• What to work on: Please set down exactly the lines of the listing below from the line containing "What matplotlib code" through the line containing "plt.rcParams['font.family'] = ['Noto", both lines included, leaving out all other lines.

• Given information:
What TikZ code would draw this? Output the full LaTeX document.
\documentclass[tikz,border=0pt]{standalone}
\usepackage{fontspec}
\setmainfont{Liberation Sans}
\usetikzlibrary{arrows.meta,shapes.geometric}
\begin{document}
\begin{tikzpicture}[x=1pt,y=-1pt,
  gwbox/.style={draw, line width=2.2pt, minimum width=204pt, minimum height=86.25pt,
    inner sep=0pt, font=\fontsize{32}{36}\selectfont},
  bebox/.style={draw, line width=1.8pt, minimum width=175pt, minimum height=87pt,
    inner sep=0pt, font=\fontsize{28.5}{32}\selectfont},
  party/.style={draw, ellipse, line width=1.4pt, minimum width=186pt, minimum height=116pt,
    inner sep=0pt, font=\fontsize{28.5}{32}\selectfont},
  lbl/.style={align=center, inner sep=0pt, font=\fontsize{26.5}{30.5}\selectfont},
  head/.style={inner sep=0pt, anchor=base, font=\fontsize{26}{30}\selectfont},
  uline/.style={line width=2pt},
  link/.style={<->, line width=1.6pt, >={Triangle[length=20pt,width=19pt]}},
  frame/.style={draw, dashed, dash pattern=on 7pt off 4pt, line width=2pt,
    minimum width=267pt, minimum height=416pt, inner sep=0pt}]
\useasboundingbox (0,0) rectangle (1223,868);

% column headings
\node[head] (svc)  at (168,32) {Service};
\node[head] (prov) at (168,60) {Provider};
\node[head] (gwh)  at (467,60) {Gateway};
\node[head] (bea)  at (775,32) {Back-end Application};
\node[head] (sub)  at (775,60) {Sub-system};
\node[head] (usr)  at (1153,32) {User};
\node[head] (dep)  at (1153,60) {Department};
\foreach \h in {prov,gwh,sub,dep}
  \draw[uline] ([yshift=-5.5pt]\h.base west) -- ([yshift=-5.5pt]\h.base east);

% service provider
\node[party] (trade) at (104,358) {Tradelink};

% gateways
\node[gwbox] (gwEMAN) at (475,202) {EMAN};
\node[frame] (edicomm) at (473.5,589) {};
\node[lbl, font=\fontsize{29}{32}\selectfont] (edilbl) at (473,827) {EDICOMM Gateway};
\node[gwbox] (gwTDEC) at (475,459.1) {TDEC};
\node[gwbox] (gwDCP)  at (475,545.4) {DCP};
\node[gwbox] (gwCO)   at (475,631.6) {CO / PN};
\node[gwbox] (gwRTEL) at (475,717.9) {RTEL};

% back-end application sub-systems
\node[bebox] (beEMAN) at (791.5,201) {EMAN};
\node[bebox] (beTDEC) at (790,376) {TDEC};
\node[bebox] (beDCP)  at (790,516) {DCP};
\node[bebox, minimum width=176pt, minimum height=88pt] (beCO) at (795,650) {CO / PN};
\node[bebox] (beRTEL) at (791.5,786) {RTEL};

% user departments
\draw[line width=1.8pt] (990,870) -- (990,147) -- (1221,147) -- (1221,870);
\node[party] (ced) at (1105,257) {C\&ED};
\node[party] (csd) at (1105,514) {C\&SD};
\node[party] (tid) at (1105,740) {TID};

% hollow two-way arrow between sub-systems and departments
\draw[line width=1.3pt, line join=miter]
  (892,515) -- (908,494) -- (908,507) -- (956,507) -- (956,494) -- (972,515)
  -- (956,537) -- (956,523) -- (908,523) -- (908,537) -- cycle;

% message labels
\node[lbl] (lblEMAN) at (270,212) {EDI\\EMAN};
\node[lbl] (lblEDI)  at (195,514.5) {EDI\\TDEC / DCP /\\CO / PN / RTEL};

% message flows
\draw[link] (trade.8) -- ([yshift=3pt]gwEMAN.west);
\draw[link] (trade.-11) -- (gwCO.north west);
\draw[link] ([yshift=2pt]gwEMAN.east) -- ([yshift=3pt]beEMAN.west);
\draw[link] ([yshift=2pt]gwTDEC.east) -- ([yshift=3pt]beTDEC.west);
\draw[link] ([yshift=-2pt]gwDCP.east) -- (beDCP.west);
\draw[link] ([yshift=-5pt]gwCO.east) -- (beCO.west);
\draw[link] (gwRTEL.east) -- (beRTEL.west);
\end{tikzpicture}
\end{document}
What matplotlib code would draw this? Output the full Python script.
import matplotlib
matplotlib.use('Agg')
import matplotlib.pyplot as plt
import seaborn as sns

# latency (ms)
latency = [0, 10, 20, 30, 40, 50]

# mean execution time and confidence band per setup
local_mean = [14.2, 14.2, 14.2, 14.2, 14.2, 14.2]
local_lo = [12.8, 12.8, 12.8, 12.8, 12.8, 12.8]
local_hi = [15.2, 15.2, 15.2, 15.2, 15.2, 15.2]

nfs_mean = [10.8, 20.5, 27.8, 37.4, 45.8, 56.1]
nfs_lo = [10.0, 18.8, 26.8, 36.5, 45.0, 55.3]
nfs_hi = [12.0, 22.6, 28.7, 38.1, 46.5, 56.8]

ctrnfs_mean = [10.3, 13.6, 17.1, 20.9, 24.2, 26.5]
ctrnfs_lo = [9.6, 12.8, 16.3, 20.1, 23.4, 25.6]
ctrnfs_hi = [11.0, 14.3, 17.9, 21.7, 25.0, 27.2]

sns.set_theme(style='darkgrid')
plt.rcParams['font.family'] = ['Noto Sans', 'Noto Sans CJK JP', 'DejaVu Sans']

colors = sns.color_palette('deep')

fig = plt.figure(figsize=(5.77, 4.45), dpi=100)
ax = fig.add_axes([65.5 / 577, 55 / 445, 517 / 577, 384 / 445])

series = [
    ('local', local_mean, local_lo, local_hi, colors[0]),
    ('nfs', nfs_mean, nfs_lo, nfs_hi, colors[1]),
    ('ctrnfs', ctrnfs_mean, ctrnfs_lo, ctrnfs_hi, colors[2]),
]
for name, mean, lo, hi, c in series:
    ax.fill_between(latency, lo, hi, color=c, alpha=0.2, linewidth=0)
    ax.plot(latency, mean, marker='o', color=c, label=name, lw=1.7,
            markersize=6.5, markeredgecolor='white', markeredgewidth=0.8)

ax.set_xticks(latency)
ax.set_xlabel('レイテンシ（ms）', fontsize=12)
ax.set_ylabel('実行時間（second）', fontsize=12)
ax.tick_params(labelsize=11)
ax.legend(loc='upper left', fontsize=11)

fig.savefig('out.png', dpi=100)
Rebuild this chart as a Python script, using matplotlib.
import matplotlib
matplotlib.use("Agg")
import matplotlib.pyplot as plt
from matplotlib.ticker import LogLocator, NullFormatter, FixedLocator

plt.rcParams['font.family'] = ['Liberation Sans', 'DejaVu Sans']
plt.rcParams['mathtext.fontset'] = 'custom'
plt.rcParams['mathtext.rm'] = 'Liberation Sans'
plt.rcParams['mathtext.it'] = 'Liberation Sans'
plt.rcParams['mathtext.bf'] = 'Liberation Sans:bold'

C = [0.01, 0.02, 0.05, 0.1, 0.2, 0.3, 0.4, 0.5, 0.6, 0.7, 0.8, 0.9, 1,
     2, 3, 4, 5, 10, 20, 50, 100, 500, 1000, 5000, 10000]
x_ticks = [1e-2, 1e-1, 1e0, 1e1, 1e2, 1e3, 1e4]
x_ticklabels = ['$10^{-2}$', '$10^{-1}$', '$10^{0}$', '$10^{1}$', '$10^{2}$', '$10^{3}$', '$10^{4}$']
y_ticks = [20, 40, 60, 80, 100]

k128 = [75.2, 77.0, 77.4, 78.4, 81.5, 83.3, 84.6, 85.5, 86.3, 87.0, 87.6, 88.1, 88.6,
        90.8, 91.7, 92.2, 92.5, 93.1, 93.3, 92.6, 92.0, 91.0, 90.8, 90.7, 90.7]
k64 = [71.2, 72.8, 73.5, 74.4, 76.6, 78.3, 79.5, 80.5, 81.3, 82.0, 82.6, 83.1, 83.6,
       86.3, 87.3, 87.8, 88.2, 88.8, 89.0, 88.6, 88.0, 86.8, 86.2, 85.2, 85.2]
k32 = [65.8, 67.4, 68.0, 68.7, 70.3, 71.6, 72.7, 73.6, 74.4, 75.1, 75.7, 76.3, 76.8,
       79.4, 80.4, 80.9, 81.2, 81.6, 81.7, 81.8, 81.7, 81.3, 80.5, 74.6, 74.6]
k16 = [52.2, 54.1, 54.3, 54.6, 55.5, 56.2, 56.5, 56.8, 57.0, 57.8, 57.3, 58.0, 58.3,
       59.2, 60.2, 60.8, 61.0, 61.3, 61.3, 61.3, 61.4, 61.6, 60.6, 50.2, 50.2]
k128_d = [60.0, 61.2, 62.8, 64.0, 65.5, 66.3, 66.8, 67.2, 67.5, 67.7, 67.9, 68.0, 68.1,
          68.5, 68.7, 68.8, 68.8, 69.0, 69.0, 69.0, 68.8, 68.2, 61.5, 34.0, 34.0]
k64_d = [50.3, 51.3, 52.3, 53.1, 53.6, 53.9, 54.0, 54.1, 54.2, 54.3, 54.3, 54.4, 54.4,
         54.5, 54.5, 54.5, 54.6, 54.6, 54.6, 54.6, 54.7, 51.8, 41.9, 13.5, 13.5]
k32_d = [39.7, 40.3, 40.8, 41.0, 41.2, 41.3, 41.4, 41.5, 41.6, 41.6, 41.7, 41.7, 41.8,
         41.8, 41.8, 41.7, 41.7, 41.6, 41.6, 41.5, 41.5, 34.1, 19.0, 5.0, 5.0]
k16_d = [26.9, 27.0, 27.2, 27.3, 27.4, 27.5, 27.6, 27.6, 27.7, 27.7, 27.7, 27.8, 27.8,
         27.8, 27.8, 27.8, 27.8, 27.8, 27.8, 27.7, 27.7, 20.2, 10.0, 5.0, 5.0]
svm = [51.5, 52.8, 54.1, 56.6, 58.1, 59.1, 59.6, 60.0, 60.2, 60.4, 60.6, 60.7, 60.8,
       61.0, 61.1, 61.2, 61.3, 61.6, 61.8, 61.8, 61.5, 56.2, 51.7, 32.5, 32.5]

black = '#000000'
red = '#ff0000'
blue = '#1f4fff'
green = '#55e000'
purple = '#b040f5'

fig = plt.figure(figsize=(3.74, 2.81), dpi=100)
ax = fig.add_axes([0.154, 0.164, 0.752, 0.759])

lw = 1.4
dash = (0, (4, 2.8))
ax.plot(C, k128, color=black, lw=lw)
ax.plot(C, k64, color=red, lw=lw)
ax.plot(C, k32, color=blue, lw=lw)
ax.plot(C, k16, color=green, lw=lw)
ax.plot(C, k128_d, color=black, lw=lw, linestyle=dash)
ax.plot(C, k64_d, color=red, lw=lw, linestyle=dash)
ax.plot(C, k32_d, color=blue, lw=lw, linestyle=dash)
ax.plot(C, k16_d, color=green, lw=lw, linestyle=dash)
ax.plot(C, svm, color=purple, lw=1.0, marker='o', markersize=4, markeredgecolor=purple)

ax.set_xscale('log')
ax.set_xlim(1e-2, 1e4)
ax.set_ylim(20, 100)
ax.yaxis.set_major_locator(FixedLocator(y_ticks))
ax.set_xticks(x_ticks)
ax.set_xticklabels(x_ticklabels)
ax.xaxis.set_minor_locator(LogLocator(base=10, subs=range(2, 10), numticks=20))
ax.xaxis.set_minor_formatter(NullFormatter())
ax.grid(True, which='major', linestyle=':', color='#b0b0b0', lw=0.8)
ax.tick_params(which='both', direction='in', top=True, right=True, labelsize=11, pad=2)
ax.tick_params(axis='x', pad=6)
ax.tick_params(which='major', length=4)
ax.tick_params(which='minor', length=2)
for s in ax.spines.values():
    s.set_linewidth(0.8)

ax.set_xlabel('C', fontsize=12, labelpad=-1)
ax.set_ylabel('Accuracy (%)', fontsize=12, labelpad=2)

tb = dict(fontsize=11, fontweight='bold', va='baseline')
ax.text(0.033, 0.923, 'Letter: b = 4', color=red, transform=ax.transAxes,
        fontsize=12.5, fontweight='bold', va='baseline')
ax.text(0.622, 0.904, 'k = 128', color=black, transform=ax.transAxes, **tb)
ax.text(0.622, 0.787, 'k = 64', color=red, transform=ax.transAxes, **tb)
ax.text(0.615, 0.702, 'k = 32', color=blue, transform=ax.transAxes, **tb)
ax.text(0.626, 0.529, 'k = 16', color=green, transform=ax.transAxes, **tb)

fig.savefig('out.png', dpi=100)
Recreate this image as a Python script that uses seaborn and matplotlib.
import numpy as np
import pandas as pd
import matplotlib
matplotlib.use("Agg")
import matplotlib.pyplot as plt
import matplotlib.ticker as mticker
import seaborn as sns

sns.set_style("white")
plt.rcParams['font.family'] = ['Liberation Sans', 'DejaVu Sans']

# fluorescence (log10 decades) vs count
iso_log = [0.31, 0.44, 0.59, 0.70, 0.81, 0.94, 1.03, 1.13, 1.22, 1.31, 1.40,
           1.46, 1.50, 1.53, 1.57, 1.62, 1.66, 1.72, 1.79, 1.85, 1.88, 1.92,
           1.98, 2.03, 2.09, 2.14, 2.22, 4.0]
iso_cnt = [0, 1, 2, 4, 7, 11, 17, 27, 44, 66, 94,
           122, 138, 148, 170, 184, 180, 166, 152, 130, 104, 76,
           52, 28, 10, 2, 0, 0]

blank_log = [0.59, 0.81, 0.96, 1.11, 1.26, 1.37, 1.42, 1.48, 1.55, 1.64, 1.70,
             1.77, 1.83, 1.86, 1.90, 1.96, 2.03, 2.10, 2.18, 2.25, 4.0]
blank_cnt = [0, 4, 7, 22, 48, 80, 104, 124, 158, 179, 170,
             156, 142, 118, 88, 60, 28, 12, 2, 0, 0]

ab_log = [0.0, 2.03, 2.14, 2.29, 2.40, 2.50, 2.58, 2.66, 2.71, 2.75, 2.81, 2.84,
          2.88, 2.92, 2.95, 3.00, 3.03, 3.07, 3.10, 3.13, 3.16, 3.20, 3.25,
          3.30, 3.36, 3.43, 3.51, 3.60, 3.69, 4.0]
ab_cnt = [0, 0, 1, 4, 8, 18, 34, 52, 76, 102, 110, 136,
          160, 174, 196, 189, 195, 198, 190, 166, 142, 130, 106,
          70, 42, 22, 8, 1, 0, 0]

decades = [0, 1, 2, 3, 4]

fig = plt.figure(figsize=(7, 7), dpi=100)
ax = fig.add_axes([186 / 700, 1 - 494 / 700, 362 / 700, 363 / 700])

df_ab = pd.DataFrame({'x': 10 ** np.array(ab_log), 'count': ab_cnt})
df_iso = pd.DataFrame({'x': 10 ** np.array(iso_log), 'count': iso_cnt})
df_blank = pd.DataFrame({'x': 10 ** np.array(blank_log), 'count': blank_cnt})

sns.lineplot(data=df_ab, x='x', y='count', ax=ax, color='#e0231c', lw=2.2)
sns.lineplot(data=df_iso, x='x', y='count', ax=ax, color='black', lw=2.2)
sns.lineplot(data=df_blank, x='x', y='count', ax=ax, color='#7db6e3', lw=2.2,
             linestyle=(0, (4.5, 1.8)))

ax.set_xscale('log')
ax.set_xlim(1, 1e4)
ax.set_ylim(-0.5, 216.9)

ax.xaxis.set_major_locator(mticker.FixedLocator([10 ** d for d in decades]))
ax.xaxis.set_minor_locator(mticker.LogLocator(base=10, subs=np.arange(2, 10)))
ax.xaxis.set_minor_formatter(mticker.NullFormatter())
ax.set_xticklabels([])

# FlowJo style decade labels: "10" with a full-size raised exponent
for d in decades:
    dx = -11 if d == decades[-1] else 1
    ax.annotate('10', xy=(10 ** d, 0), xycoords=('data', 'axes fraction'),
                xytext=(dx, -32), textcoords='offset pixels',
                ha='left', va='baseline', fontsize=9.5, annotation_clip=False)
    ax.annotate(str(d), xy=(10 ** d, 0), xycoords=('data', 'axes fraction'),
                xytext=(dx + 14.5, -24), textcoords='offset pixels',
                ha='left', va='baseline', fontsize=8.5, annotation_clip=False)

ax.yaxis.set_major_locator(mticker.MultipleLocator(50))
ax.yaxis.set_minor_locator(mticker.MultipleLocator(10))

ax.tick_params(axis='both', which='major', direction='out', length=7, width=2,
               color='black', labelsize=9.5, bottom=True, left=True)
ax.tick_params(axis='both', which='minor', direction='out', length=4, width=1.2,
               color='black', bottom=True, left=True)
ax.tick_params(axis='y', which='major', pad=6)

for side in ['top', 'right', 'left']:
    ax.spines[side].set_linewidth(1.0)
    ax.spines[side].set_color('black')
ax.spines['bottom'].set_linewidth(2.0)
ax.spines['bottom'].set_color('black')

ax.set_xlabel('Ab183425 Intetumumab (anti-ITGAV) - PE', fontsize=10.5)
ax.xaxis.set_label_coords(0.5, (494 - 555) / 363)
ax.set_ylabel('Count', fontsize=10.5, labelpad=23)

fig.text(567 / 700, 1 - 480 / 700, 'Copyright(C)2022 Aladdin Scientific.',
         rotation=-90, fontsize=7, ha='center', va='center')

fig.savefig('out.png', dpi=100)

• Final result:
What matplotlib code would draw this? Output the full Python script.
import matplotlib
matplotlib.use('Agg')
import matplotlib.pyplot as plt
import seaborn as sns

# latency (ms)
latency = [0, 10, 20, 30, 40, 50]

# mean execution time and confidence band per setup
local_mean = [14.2, 14.2, 14.2, 14.2, 14.2, 14.2]
local_lo = [12.8, 12.8, 12.8, 12.8, 12.8, 12.8]
local_hi = [15.2, 15.2, 15.2, 15.2, 15.2, 15.2]

nfs_mean = [10.8, 20.5, 27.8, 37.4, 45.8, 56.1]
nfs_lo = [10.0, 18.8, 26.8, 36.5, 45.0, 55.3]
nfs_hi = [12.0, 22.6, 28.7, 38.1, 46.5, 56.8]

ctrnfs_mean = [10.3, 13.6, 17.1, 20.9, 24.2, 26.5]
ctrnfs_lo = [9.6, 12.8, 16.3, 20.1, 23.4, 25.6]
ctrnfs_hi = [11.0, 14.3, 17.9, 21.7, 25.0, 27.2]

sns.set_theme(style='darkgrid')
plt.rcParams['font.family'] = ['Noto Sans', 'Noto Sans CJK JP', 'DejaVu Sans']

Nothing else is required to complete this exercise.